In the Nebraska Legislature, the theme of work is prevalent in most debates. Work naturally finds its place in discussions about the economy. Oftentimes, the discussions raise basic, yet difficult, questions like: How can businesses create more work for Nebraskans? Can these jobs pay a just wage and allow people and families to not only survive but also thrive? How can the State of Nebraska create laws that incentivize or disincentivize business activity that lead to or detract from good work? Typically, these fundamental questions are pertinent to and provide a helpful framework for thinking about some of the deeper moral issues at the heart of labor—even if adequate answers are not always reached.

The theme of work, I have also noticed, has become increasingly present in discussions about early childhood, elementary, secondary, and postsecondary education. These days, a buzzword regularly used in discussions about our state’s education system is preparing our children for workforce readiness. Similarly, though not as readily apparent, the theme of labor undergirds discussions about vo-tech (i.e., vocation and technical education) and STEM (i.e., science, technology, engineering, and math education). 

These discussions raise questions, such as: Is our education system producing an adequate workforce? Is our education system preparing our children (i.e., our future workforce) for the technological age which we have created for ourselves? And will the jobs that await our children provide them a steady income to participate in the economy? 

These discussions sometimes reveal an ominous dimension about society’s general understanding of the meaning of labor and its relationship to the human person. A dimension that raises the pivotal question: whether man was made for work, or work was made for man. In other words, is work at the service of our humanity? Or are we at the service of work? 

Unfortunately, at times, the response is that the human person is at the service of work—and all means possible must be undertaken to ensure that more humans are inculcated into a worldview fixated on a life of work, a life ultimately centered on profits, production, and power. 

But the Catholic Church’s social teaching tradition has recognized this view as deficient. It does not correspond to the deeper needs and desires of the human person. It cannot satisfy the heart. And so the question remains: what understanding of work—if any—could satisfy our humanity?

As the Compendium for the Social Doctrine of the Church notes, beginning with Pope Leo XIII in 1891 with Rerum Novarum (“On the Conditions of the Working Class”), the Church has been wrestling with the unjust conditions of laborers and other problems presented by various economic systems we have created. 

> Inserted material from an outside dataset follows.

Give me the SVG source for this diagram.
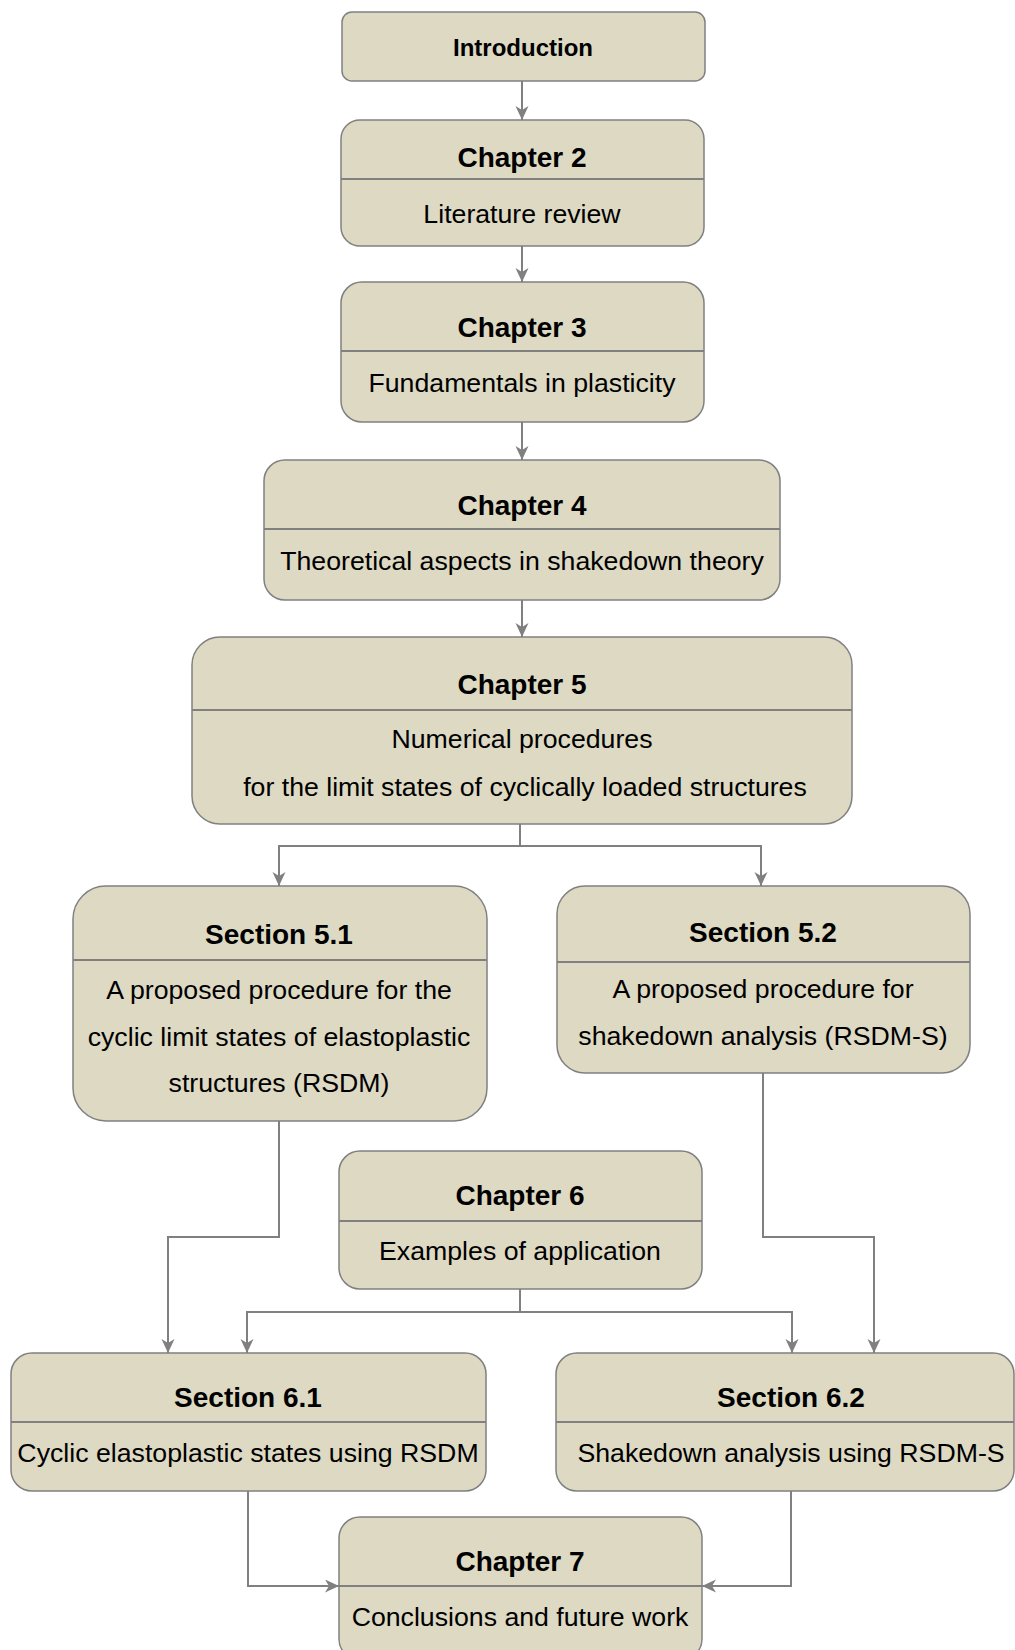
<svg xmlns="http://www.w3.org/2000/svg" width="1015" height="1650" viewBox="0 0 1015 1650">
<style>
.box{fill:#ddd9c3;stroke:#808080;stroke-width:1.5}
.div{stroke:#808080;stroke-width:2}
.t{font-family:"Liberation Sans",Arial,sans-serif;font-size:28px;font-weight:bold;fill:#000;text-anchor:middle}
.i{font-family:"Liberation Sans",Arial,sans-serif;font-size:24px;font-weight:bold;fill:#000;text-anchor:middle}
.b{font-family:"Liberation Sans",Arial,sans-serif;font-size:26.7px;fill:#000;text-anchor:middle}
.c{fill:none;stroke:#808080;stroke-width:2}
</style>
<defs>
<marker id="ah" markerUnits="userSpaceOnUse" markerWidth="16" markerHeight="14" refX="14" refY="6.5" orient="auto">
<path d="M0,0 L14,6.5 L0,13 L4,6.5 z" fill="#808080"/>
</marker>
</defs>
<rect width="1015" height="1650" fill="#fff"/>
<g id="connectors">
<path class="c" d="M522,81 V120" marker-end="url(#ah)"/>
<path class="c" d="M522,246 V282" marker-end="url(#ah)"/>
<path class="c" d="M522,422 V460" marker-end="url(#ah)"/>
<path class="c" d="M522,600 V637" marker-end="url(#ah)"/>
<path class="c" d="M520,824 V846 H279 V886" marker-end="url(#ah)"/>
<path class="c" d="M520,846 H761 V886" marker-end="url(#ah)"/>
<path class="c" d="M279,1121 V1237 H168 V1353" marker-end="url(#ah)"/>
<path class="c" d="M763,1073 V1237 H874 V1353" marker-end="url(#ah)"/>
<path class="c" d="M520,1289 V1312 H247 V1353" marker-end="url(#ah)"/>
<path class="c" d="M520,1312 H792 V1353" marker-end="url(#ah)"/>
<path class="c" d="M248,1491 V1586 H339" marker-end="url(#ah)"/>
<path class="c" d="M791,1491 V1586 H702" marker-end="url(#ah)"/>
</g>
<g id="introduction">
<rect class="box" x="342" y="12" width="363" height="69" rx="10"/>
<text class="i" x="523" y="56">Introduction</text>
</g>
<g id="chapter2">
<rect class="box" x="341" y="120" width="363" height="126" rx="19"/>
<line class="div" x1="341" y1="179" x2="704" y2="179"/>
<text class="t" x="522" y="167">Chapter 2</text>
<text class="b" x="522" y="223">Literature review</text>
</g>
<g id="chapter3">
<rect class="box" x="341" y="282" width="363" height="140" rx="21"/>
<line class="div" x1="341" y1="351" x2="704" y2="351"/>
<text class="t" x="522" y="337">Chapter 3</text>
<text class="b" x="522" y="392">Fundamentals in plasticity</text>
</g>
<g id="chapter4">
<rect class="box" x="264" y="460" width="516" height="140" rx="21"/>
<line class="div" x1="264" y1="529" x2="780" y2="529"/>
<text class="t" x="522" y="515">Chapter 4</text>
<text class="b" x="522" y="570">Theoretical aspects in shakedown theory</text>
</g>
<g id="chapter5">
<rect class="box" x="192" y="637" width="660" height="187" rx="28"/>
<line class="div" x1="192" y1="710" x2="852" y2="710"/>
<text class="t" x="522" y="694">Chapter 5</text>
<text class="b" x="522" y="748">Numerical procedures</text>
<text class="b" x="525" y="796">for the limit states of cyclically loaded structures</text>
</g>
<g id="section51">
<rect class="box" x="73" y="886" width="414" height="235" rx="33"/>
<line class="div" x1="73" y1="960" x2="487" y2="960"/>
<text class="t" x="279" y="944">Section 5.1</text>
<text class="b" x="279" y="999">A proposed procedure for the</text>
<text class="b" x="279" y="1046">cyclic limit states of elastoplastic</text>
<text class="b" x="279" y="1092">structures (RSDM)</text>
</g>
<g id="section52">
<rect class="box" x="557" y="886" width="413" height="187" rx="28"/>
<line class="div" x1="557" y1="962" x2="970" y2="962"/>
<text class="t" x="763" y="942">Section 5.2</text>
<text class="b" x="763" y="998">A proposed procedure for</text>
<text class="b" x="763" y="1045">shakedown analysis (RSDM-S)</text>
</g>
<g id="chapter6">
<rect class="box" x="339" y="1151" width="363" height="138" rx="21"/>
<line class="div" x1="339" y1="1221" x2="702" y2="1221"/>
<text class="t" x="520" y="1205">Chapter 6</text>
<text class="b" x="520" y="1260">Examples of application</text>
</g>
<g id="section61">
<rect class="box" x="11" y="1353" width="475" height="138" rx="21"/>
<line class="div" x1="11" y1="1422" x2="486" y2="1422"/>
<text class="t" x="248" y="1407">Section 6.1</text>
<text class="b" x="248" y="1462">Cyclic elastoplastic states using RSDM</text>
</g>
<g id="section62">
<rect class="box" x="556" y="1353" width="458" height="138" rx="21"/>
<line class="div" x1="556" y1="1422" x2="1014" y2="1422"/>
<text class="t" x="791" y="1407">Section 6.2</text>
<text class="b" x="791" y="1462">Shakedown analysis using RSDM-S</text>
</g>
<g id="chapter7">
<rect class="box" x="339" y="1517" width="363" height="143" rx="21"/>
<line class="div" x1="339" y1="1586" x2="702" y2="1586"/>
<text class="t" x="520" y="1571">Chapter 7</text>
<text class="b" x="520" y="1626">Conclusions and future work</text>
</g>
</svg>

Yet, in all this moral reflection on particular circumstances, Pope John Paul II discerned a need “for a deeper understanding of the meaning and tasks that work entails.” If the answer to the social question of unjust conditions of laborers, for example, is to be adequately answered, Pope John Paul II proposed work as the “essential key” to answering these social questions. Without a correct philosophical and theological reflection on the meaning of work, the human person would be a slave to work rather than experiencing work as a gift from the Creator intended to help make each man and woman more human. 

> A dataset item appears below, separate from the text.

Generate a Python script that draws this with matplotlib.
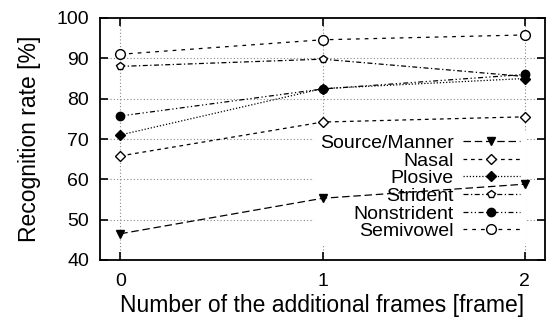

Unfortunately, this column lacks the word count to summarize the general framework or details of a proper understanding of work. But I recommend the following as points for reflection: Catechism of the Catholic Church paragraphs 2426-2436; Compendium for the Social Doctrine of the Church Chapter 6. With this “deeper understanding” of work—an understanding we are called, as disciples, to propose to the world—we can help others live Labor Day, every day, in the truest sense of the holiday (that is, a celebration of work).